Brief - Leave the pictures out and retype the lines from the beginning through the line with "47, 50, 51]", both ends included.

Available data -
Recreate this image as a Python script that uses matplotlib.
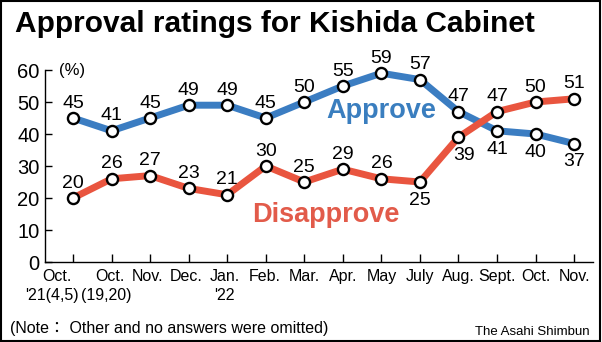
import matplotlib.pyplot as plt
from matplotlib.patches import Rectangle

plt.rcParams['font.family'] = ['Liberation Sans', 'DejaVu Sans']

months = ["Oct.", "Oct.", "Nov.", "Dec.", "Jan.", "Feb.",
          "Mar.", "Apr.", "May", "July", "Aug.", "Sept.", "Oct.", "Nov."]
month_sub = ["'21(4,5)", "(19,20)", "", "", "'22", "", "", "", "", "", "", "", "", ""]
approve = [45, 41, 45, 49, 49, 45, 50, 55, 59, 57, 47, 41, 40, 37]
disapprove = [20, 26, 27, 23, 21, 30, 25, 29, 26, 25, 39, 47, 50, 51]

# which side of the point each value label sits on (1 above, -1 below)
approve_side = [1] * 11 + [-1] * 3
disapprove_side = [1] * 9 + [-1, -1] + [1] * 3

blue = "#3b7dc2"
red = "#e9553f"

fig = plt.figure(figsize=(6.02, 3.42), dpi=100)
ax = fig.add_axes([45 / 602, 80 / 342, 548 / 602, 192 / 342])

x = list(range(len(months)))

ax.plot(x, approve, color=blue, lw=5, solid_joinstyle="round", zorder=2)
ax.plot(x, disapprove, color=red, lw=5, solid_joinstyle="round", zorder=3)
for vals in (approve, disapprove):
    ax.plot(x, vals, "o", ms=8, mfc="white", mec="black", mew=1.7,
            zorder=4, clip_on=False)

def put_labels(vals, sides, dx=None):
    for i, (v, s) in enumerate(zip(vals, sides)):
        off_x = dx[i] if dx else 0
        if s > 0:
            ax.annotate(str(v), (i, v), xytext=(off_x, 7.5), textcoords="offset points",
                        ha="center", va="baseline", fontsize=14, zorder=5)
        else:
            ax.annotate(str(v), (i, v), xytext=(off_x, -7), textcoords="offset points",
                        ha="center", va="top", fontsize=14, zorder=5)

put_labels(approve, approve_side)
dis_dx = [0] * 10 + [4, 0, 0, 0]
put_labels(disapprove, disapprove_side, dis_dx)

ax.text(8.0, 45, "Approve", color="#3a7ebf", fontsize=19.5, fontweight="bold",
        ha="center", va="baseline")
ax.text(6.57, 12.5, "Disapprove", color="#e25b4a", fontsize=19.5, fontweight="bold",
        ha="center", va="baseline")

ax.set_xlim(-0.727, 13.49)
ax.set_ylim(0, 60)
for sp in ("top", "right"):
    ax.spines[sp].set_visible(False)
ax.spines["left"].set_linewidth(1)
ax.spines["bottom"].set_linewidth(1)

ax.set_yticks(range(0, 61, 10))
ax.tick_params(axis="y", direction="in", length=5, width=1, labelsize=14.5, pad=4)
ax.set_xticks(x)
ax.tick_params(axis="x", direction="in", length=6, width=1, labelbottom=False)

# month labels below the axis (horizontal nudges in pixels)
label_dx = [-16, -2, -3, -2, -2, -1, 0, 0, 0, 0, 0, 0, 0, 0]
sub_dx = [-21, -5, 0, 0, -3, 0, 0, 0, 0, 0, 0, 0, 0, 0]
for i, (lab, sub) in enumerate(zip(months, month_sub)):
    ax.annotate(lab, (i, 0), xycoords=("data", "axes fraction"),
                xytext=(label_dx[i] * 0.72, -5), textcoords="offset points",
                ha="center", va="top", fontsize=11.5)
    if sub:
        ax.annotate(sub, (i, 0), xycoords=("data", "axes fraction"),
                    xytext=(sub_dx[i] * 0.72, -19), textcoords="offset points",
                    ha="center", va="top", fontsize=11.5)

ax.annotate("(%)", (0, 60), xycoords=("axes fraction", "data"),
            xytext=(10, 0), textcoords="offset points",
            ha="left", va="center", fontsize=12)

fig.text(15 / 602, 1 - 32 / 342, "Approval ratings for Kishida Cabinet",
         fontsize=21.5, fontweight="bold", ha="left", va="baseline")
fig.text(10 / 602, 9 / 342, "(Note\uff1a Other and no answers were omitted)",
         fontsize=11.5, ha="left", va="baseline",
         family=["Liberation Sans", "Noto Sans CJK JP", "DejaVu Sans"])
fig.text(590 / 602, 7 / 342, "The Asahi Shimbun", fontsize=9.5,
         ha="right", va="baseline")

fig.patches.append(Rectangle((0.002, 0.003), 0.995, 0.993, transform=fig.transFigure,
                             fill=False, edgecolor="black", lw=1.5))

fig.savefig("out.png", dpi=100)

Final answer -
Recreate this image as a Python script that uses matplotlib.
import matplotlib.pyplot as plt
from matplotlib.patches import Rectangle

plt.rcParams['font.family'] = ['Liberation Sans', 'DejaVu Sans']

months = ["Oct.", "Oct.", "Nov.", "Dec.", "Jan.", "Feb.",
          "Mar.", "Apr.", "May", "July", "Aug.", "Sept.", "Oct.", "Nov."]
month_sub = ["'21(4,5)", "(19,20)", "", "", "'22", "", "", "", "", "", "", "", "", ""]
approve = [45, 41, 45, 49, 49, 45, 50, 55, 59, 57, 47, 41, 40, 37]
disapprove = [20, 26, 27, 23, 21, 30, 25, 29, 26, 25, 39, 47, 50, 51]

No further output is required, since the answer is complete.